CBN FX policy costs Unity Bank N39.35bn profit loss in HI 2023.

CBN FX policy costs Unity Bank N39.35bn profit loss in HI 2023.

CBN FX policy costs Unity Bank N39.35bn profit loss in HI 2023.

The Central Bank of Nigeria’s (CBN) foreign exchange liberation policy has cost Unity Bank Plc a N39.85 billion loss before tax in the unaudited half year ended June 30, 2023 results and accounts, as against a N1.11 billion profit before tax reported in the half year ended June 30, 2022.

On Saturday, the lender on the Nigerian Exchange Limited (NGX) also announced a N39.9 billion loss in the period under review as against a N1.04 billion profit after tax reported in the corresponding period of 2022.

The bank’s profit for the period was impacted by foreign exchange revaluation on the back of CBN’s recent foreign exchange liberalization policy, resulting in a slide in our position.

Unity Bank declared a N36.05 billion foreign exchange revaluation loss in H1 2023 as against N16.23 million reported in H1 2022.

Aside from the foreign exchange revaluation loss, Unity Bank declared N7.9 billion in total operating expenses in H1 2023, an increase of 18 percent from N6.71 billion in H1 2022.

Notwithstanding, the retail lender grew its foreign exchange trading income significantly by 17 percent to N239.8 million from N204.4 million in the corresponding period of 2022, underscoring the bank’s strategic focus on diversifying and growing its earnings portfolio.

Similarly, fees and income commission also witnessed a 10 percent growth to N3.5 billion from N3.2 billion compared to the corresponding period of 2022, on the strength of the growing popularity of its digital banking platforms and customers’ acquisition in the retail space.

Unity Bank grew its deposits to N333.38 billion, representing a marginal increase of two percent compared to N327.42 billion recorded in H1’22 in its half-year unaudited financial statement submitted to the NGX.

The growth in deposits demonstrates incremental gains by the lender from its commitment to deepening its retail footprint through a well-diversified banking product suite that caters to different segments of the retail market.

Other highlights of the unaudited financial statement include gross income and total assets, which recorded N27.5 billion as against N27.4 billion and N512.1 billion from N510.1 billion respectively within the period under review.

The net loan portfolio decreased significantly by 31 percent to N198.6 billion as of June 30, 2023, from N289.4 billion as of December 31, 2022.

The bank’s non-performing loan (NPL) ratio remained moderate at below three percent, while the liquidity ratio stood strong at over 45 percent.

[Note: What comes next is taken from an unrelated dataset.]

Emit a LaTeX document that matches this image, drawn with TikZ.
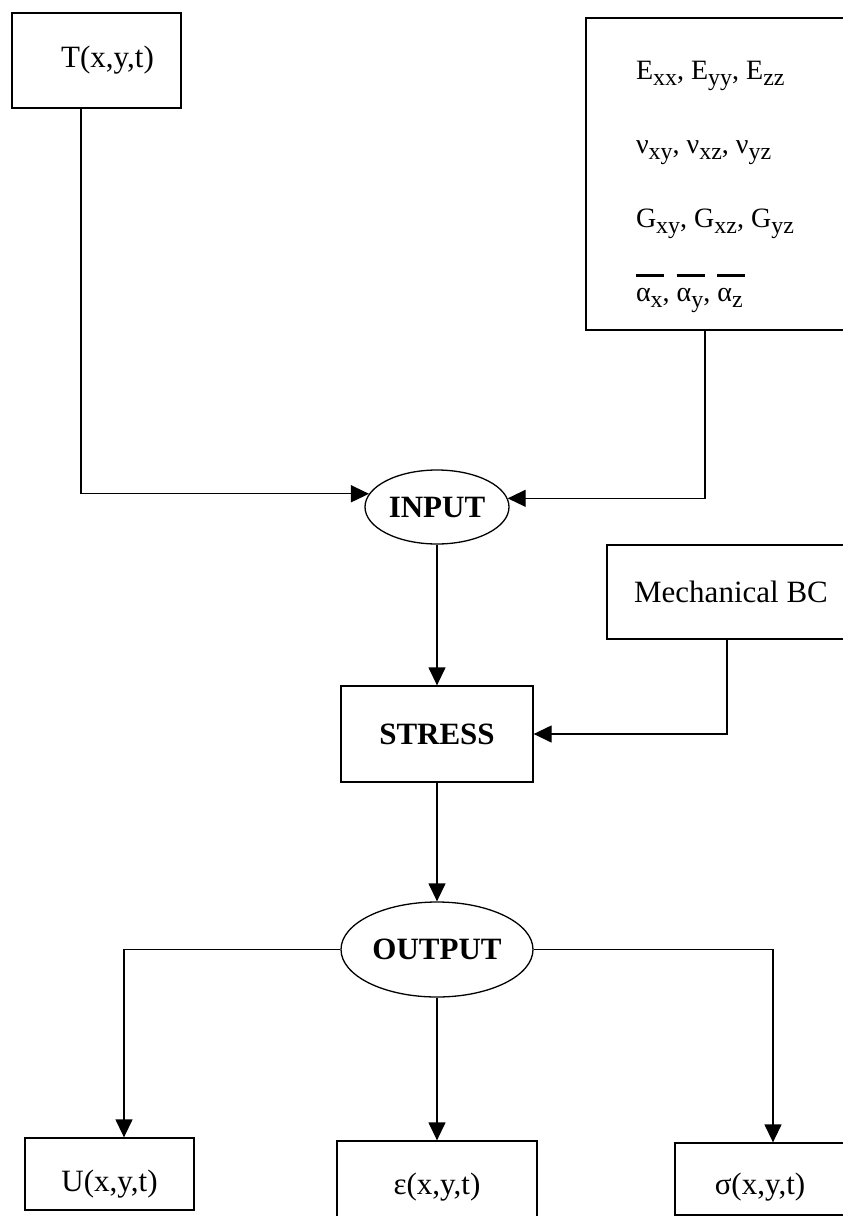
\documentclass[tikz,border=0pt]{standalone}
\usepackage{fontspec}
\setmainfont{Liberation Serif}
\usetikzlibrary{arrows.meta,shapes.geometric}

% lowered index and barred letter for the material box
\newcommand{\lo}[1]{\raisebox{-0.2em}{\fontsize{24}{24}\selectfont #1}}
\newcommand{\abar}[1]{\rlap{\rule[0.9em]{1em}{3pt}}#1}

\begin{document}
\begin{tikzpicture}[
    x=1pt, y=-1pt,
    line width=1.3pt,
    >={Triangle[length=18pt,width=17pt]},
    every node/.style={font=\fontsize{31}{37}\selectfont},
    box/.style={draw, rectangle, inner sep=0pt},
    oval/.style={draw, ellipse, inner sep=0pt, font=\fontsize{31}{37}\selectfont\bfseries}
]
\useasboundingbox (0,0) rectangle (843,1216);
\clip (0,0) rectangle (843,1216);

\node (tbox)   [box, minimum width=169pt, minimum height=95pt] at (96.5,60.5) {\hspace*{22pt}T(x,y,t)};
\node (mat)    [box, minimum width=274pt, minimum height=312pt, inner xsep=50pt] at (723,174)
  {\parbox[c][312pt][t]{174pt}{\fontsize{28}{74}\selectfont\vspace*{43.5pt}%
   E\lo{xx}, E\lo{yy}, E\lo{zz}\\
   ν\lo{xy}, ν\lo{xz}, ν\lo{yz}\\
   G\lo{xy}, G\lo{xz}, G\lo{yz}\\
   \abar{α}\lo{x}, \abar{α}\lo{y}, \abar{α}\lo{z}}};
\node (input)  [oval, minimum width=144pt, minimum height=74pt] at (437,507) {INPUT};
\node (mech)   [box, minimum width=248pt, minimum height=94pt] at (731,592) {Mechanical BC};
\node (stress) [box, minimum width=192pt, minimum height=96pt, font=\fontsize{31}{37}\selectfont\bfseries] at (437,734) {STRESS};
\node (output) [oval, minimum width=192pt, minimum height=95pt] at (437,949.5) {OUTPUT};
\node (ubox)   [box, minimum width=169pt, minimum height=72pt] at (109.5,1174) {\rule{0pt}{42pt}U(x,y,t)};
\node (ebox)   [box, minimum width=200pt, minimum height=92pt] at (437,1187) {ε(x,y,t)};
\node (sbox)   [box, minimum width=170pt, minimum height=72pt] at (760,1179) {\rule{0pt}{37pt}σ(x,y,t)};

% Edges
\draw[->] ([xshift=-15.5pt]tbox.south) |- (input.169);
\draw[->] ([xshift=-18pt]mat.south) |- (input.7);
\draw[->] (input) -- (stress);
\draw[->] ([xshift=-4pt]mech.south) |- (stress.east);
\draw[->] (stress) -- (output);
\draw[->] (output.west) -| ([xshift=14.5pt]ubox.north);
\draw[->] (output) -- (ebox);
\draw[->] (output.east) -| ([xshift=13pt]sbox.north);

\end{tikzpicture}
\end{document}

Commenting on the financial statements, the Managing Director/CEO of Unity Bank Plc, Mrs. Tomi Somefun, noted in a statement that the significant disruptions that characterized the operating environment have impacted the positions of the bank to the extent that we have constraints in income generation on the back of the revaluation of the bank’s net foreign liabilities occasioned by the Naira devaluation during the period.

Tomi stated: “In the light of the prevailing FX revaluation in the financial system, what we have is a market-driven impact that is adjustable based on the positive economic outcomes of the government’s policies in the near term. Be that as it may, the negative shareholders’ fund has improved considerably through the injection of N135 billion, which moderated the negative shareholders’ fund from (-ve) N275 billion at the December 2022 financial year-end to (-ve) N178 billion at the end of June 2023 after absorbing the FX revaluation loss suffered in Q2 2023.

“We are, however, focused with clear-cut plans to close out on our recapitalization program very soon to enable us to do business as expected in the fast-growing markets in Nigeria.”

She further stated that while we remain optimistic that the government’s policy initiatives will lead to a correction in the market, the Bank has accelerated measures to ramp up asset creation and liability generation in the short and medium term.

The bank is aggressively driving its retail growth in every segment of the market, expanding strategic partnerships, and growing commercial banking business to develop new and sustainable income lines for the bank, as well as paying sufficient attention to fast-paced process automation, cost and resource efficiency, targeted value chain relationships, and product marketing to enhance value creation in the market.